Internet users in four swing states will begin to see a video that faults President Obama for allowing taxpayer dollars to finance communism based on reports that Shanghai GM backed a Chinese propaganda film.

“The Chinese Government recently released a propaganda movie on the Founding of the Communist Party. And who was the movie’s primary sponsor? General Motors. Yes. Our taxpayer dollars that President Obama gave General Motors in the auto-bailout are helping promote communism,” the Let Freedom Ring ad narrator says, citing the General Motors bailout.
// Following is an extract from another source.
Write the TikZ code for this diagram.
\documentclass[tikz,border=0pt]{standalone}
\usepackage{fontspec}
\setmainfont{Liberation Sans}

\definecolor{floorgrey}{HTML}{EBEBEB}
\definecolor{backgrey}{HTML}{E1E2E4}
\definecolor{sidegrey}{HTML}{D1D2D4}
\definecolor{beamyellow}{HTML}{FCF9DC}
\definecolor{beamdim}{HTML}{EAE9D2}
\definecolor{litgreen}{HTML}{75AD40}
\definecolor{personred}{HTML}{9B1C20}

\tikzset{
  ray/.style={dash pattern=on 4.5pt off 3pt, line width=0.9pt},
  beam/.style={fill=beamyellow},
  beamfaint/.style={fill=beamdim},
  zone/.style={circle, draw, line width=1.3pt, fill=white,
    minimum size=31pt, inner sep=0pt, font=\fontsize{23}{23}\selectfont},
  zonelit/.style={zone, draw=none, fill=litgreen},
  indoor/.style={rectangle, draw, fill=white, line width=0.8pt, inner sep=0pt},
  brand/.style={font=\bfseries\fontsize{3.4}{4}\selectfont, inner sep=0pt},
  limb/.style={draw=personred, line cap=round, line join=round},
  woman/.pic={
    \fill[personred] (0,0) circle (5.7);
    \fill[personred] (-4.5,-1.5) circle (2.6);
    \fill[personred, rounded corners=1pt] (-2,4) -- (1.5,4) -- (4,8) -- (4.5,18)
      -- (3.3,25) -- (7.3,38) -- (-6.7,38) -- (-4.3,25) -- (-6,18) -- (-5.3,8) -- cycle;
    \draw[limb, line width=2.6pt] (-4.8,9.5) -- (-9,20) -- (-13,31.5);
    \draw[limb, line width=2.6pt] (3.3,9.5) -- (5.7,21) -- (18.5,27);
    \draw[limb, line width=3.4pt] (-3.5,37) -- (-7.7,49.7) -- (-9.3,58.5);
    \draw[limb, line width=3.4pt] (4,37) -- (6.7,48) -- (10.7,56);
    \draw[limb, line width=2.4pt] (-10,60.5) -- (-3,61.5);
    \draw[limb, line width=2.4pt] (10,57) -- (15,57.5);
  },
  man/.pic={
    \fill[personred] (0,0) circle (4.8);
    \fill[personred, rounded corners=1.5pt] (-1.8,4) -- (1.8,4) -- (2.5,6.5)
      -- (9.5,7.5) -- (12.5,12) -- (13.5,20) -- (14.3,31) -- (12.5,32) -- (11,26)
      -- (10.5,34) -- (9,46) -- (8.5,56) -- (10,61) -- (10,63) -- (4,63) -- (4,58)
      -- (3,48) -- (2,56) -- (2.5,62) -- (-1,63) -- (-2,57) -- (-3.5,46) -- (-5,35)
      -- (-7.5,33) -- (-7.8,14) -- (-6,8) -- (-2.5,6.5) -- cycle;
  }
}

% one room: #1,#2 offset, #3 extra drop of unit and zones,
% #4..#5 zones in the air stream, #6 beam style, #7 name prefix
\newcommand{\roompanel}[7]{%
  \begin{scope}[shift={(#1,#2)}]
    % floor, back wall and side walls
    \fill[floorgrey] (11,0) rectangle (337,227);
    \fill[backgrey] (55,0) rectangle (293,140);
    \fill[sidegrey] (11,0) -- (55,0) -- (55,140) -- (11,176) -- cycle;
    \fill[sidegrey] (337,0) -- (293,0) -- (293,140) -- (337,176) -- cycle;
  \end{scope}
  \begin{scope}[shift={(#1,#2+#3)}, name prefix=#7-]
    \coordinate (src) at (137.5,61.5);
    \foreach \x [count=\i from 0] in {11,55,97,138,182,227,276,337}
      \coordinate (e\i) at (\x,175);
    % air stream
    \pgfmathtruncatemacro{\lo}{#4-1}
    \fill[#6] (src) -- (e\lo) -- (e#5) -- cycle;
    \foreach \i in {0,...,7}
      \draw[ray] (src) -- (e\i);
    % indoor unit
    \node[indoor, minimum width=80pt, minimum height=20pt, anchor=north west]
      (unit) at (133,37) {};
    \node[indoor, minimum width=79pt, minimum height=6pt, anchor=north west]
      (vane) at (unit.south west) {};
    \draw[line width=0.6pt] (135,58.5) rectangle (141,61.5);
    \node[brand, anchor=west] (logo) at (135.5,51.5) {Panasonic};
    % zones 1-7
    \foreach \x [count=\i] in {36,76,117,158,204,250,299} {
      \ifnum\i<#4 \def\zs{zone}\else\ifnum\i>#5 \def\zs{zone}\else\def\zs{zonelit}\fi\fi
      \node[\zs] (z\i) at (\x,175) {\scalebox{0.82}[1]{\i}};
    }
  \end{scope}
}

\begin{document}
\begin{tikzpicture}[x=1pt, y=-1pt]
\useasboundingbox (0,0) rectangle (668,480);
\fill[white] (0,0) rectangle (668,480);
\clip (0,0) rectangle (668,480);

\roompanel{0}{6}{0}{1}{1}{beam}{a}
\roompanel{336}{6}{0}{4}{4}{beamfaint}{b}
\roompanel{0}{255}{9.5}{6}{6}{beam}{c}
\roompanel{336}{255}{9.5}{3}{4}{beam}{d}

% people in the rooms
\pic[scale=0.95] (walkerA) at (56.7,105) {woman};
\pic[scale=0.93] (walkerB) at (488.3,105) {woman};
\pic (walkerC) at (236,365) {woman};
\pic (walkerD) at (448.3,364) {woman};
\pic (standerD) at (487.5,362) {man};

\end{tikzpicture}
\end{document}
GM has denied any connection to the Chinese company that funded the film but has also referred to it as a GM company when trumpeting Chinese sales figures.

The Washington Times reported on the film controversy earlier this year. “In late 2010, General Motors agreed to sponsor a propaganda film celebrating the 90th anniversary of the Chinese Communist Party (CCP),” the Times’ Kerry Picket wrote. “When the movie first went into production GM signed up Cadillac as the ‘chief business partner’ with the Communist Party, stating: ‘Cadillac whole-heartedly supports the making of the Birth of a Party.’”
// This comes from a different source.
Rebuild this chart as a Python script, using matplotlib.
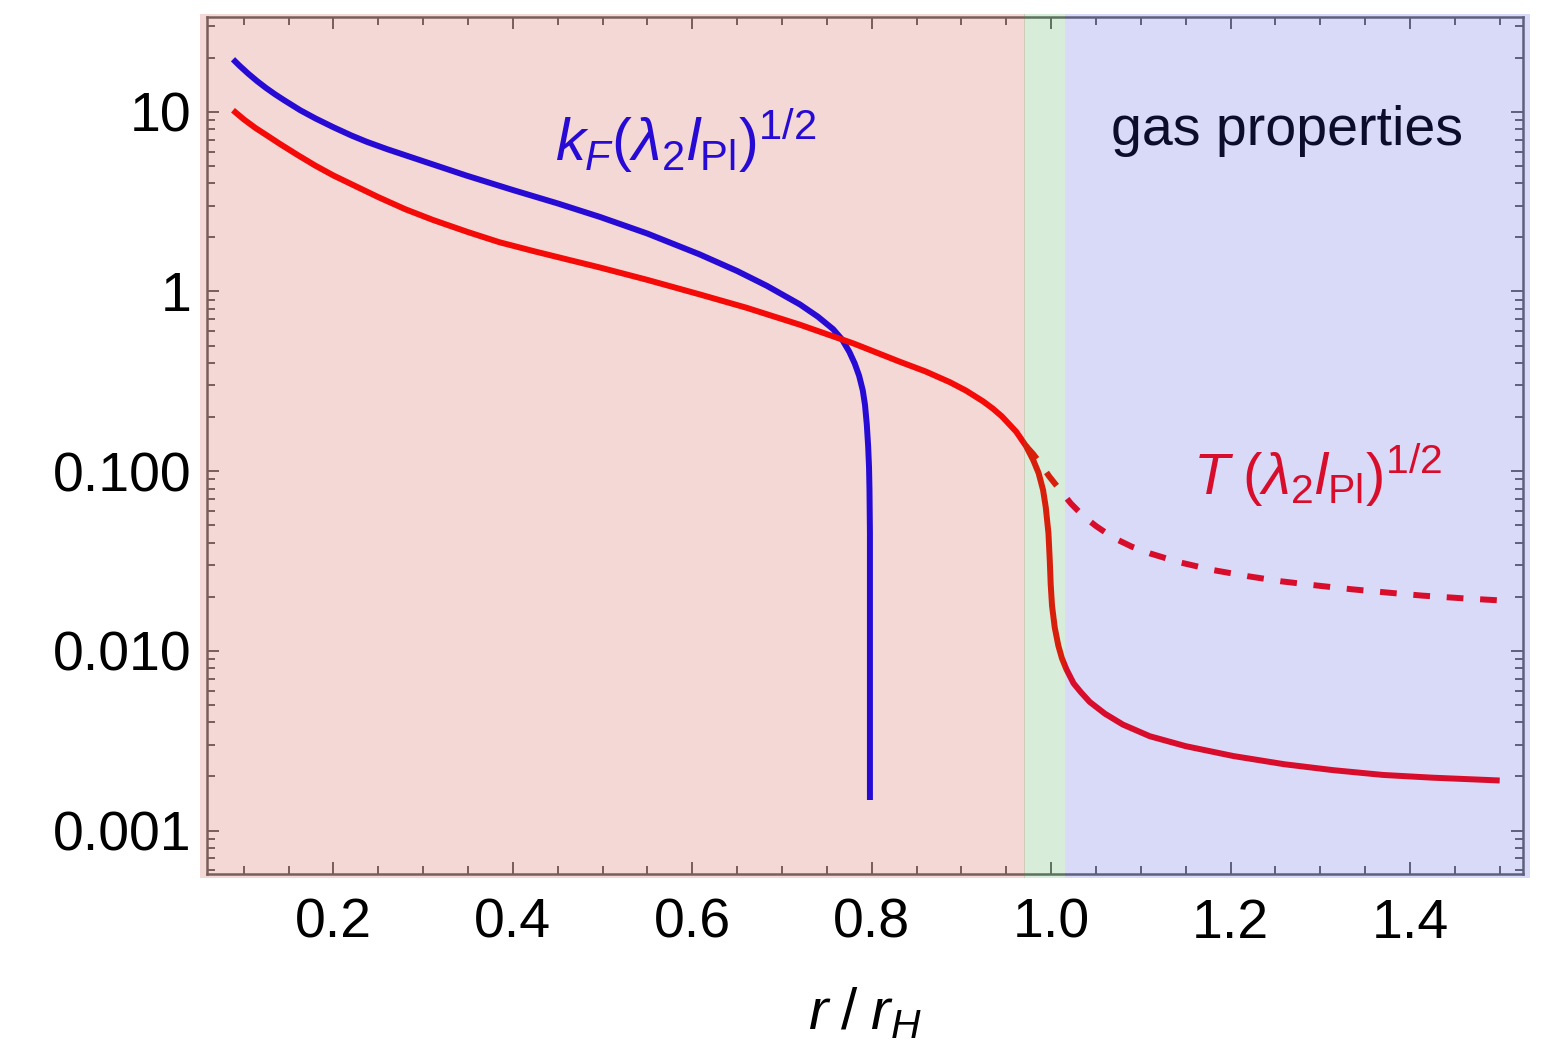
import matplotlib
matplotlib.use('Agg')
import matplotlib.pyplot as plt
from matplotlib.patches import Rectangle
from matplotlib.ticker import FixedLocator, FixedFormatter, MultipleLocator, LogLocator, NullFormatter

plt.rcParams['font.family'] = ['Liberation Sans', 'DejaVu Sans']
plt.rcParams['mathtext.fontset'] = 'custom'
plt.rcParams['mathtext.rm'] = 'Liberation Sans'
plt.rcParams['mathtext.it'] = 'Liberation Sans:italic'
plt.rcParams['mathtext.bf'] = 'Liberation Sans:bold'

# k_F (lambda_2 l_Pl)^(1/2) vs r/r_H
kf_r = [0.088, 0.095, 0.105, 0.115, 0.125, 0.135, 0.145, 0.163, 0.18, 0.2, 0.22, 0.237,
        0.26, 0.3, 0.348, 0.4, 0.45, 0.497, 0.55, 0.608, 0.65, 0.683, 0.72, 0.74,
        0.757, 0.767, 0.775, 0.781, 0.786, 0.79, 0.7925, 0.7945, 0.796, 0.797,
        0.7975, 0.798, 0.798]
kf_val = [19.6, 18.1, 16.3, 14.8, 13.55, 12.5, 11.6, 10.2, 9.18, 8.20, 7.38, 6.81,
          6.19, 5.31, 4.42, 3.67, 3.09, 2.60, 2.10, 1.61, 1.30, 1.076, 0.847, 0.724,
          0.617, 0.540, 0.462, 0.398, 0.339, 0.282, 0.234, 0.182, 0.138, 0.105,
          0.079, 0.045, 0.00148]

# T (lambda_2 l_Pl)^(1/2) vs r/r_H, full solution
t_r = [0.088, 0.1, 0.113, 0.126, 0.14, 0.16, 0.18, 0.2, 0.25, 0.28, 0.311, 0.35,
       0.385, 0.4226, 0.46, 0.497, 0.55, 0.608, 0.66, 0.72, 0.78, 0.831, 0.86, 0.887,
       0.905, 0.924, 0.935, 0.945, 0.961, 0.972, 0.98, 0.986, 0.991, 0.994, 0.997, 0.9985,
       0.9995, 1.001, 1.004, 1.008, 1.012, 1.017, 1.025, 1.033, 1.043, 1.06,
       1.08, 1.11, 1.15, 1.203, 1.26, 1.314, 1.37, 1.425, 1.5]
t_val = [10.2, 9.08, 8.13, 7.38, 6.64, 5.75, 5.01, 4.42, 3.35, 2.87, 2.50, 2.14,
         1.88, 1.68, 1.51, 1.36, 1.16, 0.964, 0.813, 0.653, 0.513, 0.407, 0.359, 0.313,
         0.281, 0.245, 0.223, 0.202, 0.166, 0.138, 0.1153, 0.0977, 0.0785, 0.063, 0.0451, 0.0316,
         0.0234, 0.0178, 0.0135, 0.0107, 0.0091, 0.0079, 0.0066, 0.0059, 0.0052, 0.00447,
         0.00389, 0.00335, 0.00295, 0.0026, 0.00234, 0.00217, 0.00204, 0.00197, 0.0019]

# gas branch (dashed)
gas_r = [0.972, 0.98, 0.988, 0.998, 1.01, 1.022, 1.036, 1.05, 1.069, 1.09, 1.11,
         1.141, 1.18, 1.22, 1.256, 1.3, 1.336, 1.38, 1.414, 1.46, 1.5]
gas_val = [0.138, 0.1245, 0.1104, 0.0933, 0.0785, 0.0661, 0.0562, 0.0495, 0.0427, 0.0380,
           0.0349, 0.0313, 0.0282, 0.0260, 0.0244, 0.0230, 0.0220, 0.0210, 0.0203, 0.0196, 0.0191]

# shaded regions: (x start, x end) and colour
region_spans = [(0.0513, 0.9711), (0.97, 1.016), (1.0149, 1.5338)]
region_colors = [(200/255, 60/255, 45/255), (55/255, 160/255, 65/255), (60/255, 70/255, 220/255)]

x_ticks = [0.2, 0.4, 0.6, 0.8, 1.0, 1.2, 1.4]
x_tick_labels = ['0.2', '0.4', '0.6', '0.8', '1.0', '1.2', '1.4']
y_ticks = [0.001, 0.01, 0.1, 1, 10]
y_tick_labels = ['0.001', '0.010', '0.100', '1', '10']

fig = plt.figure(figsize=(15.47, 10.4), dpi=100)
ax = fig.add_axes([0.1335, 0.1597, 0.9845 - 0.1335, 0.9839 - 0.1597])

ax.plot(kf_r, kf_val, color=(0, 0, 1), lw=4.3, solid_capstyle='butt', solid_joinstyle='round', zorder=3)
ax.plot(t_r, t_val, color=(1, 0, 0), lw=4.3, solid_capstyle='butt', solid_joinstyle='round', zorder=3)
ax.plot(gas_r, gas_val, color=(1, 0, 0), lw=4.3, linestyle=(0, (2.8, 2.8)), zorder=3)

ax.set_yscale('log')
ax.set_xlim(0.0585, 1.526)
ax.set_ylim(5.74e-4, 33.8)

ax.text(0.447, 5.3, r'$k_F(\lambda_2 l_{\mathrm{Pl}})^{1/2}$', color=(0, 0, 1), fontsize=43, zorder=4)
ax.text(1.158, 0.0745, r'$T\;(\lambda_2 l_{\mathrm{Pl}})^{1/2}$', color=(1, 0, 0), fontsize=42, zorder=4)
ax.text(1.067, 6.53, 'gas properties', color='black', fontsize=40, zorder=4)

ax.xaxis.set_major_locator(FixedLocator(x_ticks))
ax.xaxis.set_major_formatter(FixedFormatter(x_tick_labels))
ax.xaxis.set_minor_locator(MultipleLocator(0.05))
ax.yaxis.set_major_locator(FixedLocator(y_ticks))
ax.yaxis.set_major_formatter(FixedFormatter(y_tick_labels))
ax.yaxis.set_minor_locator(LogLocator(base=10, subs=range(2, 10)))
ax.yaxis.set_minor_formatter(NullFormatter())

ax.tick_params(which='both', direction='in', top=True, right=True, color='#666666',
               width=1.4, labelsize=40, labelcolor='black')
ax.tick_params(which='major', length=8.6)
ax.tick_params(which='minor', length=5.8)
ax.tick_params(axis='x', pad=17)
ax.tick_params(axis='y', pad=11)
for s in ax.spines.values():
    s.set_color('#666666')
    s.set_linewidth(1.8)

ax.set_xlabel(r'$r\;/\;r_H$', fontsize=42, labelpad=26)

# translucent region overlay on top of everything inside the frame
for (x0, x1), c in zip(region_spans, region_colors):
    ax.add_patch(Rectangle((x0, -0.005), x1 - x0, 1.008,
                           transform=ax.get_xaxis_transform(), facecolor=c, edgecolor='none',
                           alpha=0.2, clip_on=False, zorder=10))

fig.savefig('out.png', dpi=100)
“The new ad is part of a $7 million online advertising campaign set to launch in the key swing states of Pennsylvania, Ohio, Virginia, and Wisconsin,” according to LFR.

General Motors disavowed the film and the company. “It is not GM. It is not GM money. And it is in no shape or form, or indirectly, taxpayer money,” spokesman Greg Martin told The Daily Caller, which added that “the sponsor, Shanghai GM, said Martin, is a distribution and sales network that “is a completely separate and distinct business entity based in China that has no organizational or financial ties whatsoever” to the Detroit-based company.”In 1995, according to the GM Heritage Center, “GM signed a milestone agreement with China’s Shanghai Automotive Industry Corporation (SAIC) for a proposed automotive joint venture, a joint venture technical center, and several other projects in and around the city of Shanghai, assuring GM a major presence in China’s expanding auto industry.” In 2011, GM delighted in burgeoning Chinese sales numbers. “GM’s Shanghai GM and SAIC-GM-Wuling joint ventures along with all of its passenger car brands experienced record domestic demand, enabling GM to remain the sales leader among global automakers in China for the seventh consecutive year,” the company press release stated. SAIC “is a stated owned enterprise of the Chinese city government,” the GM Heritage website explains.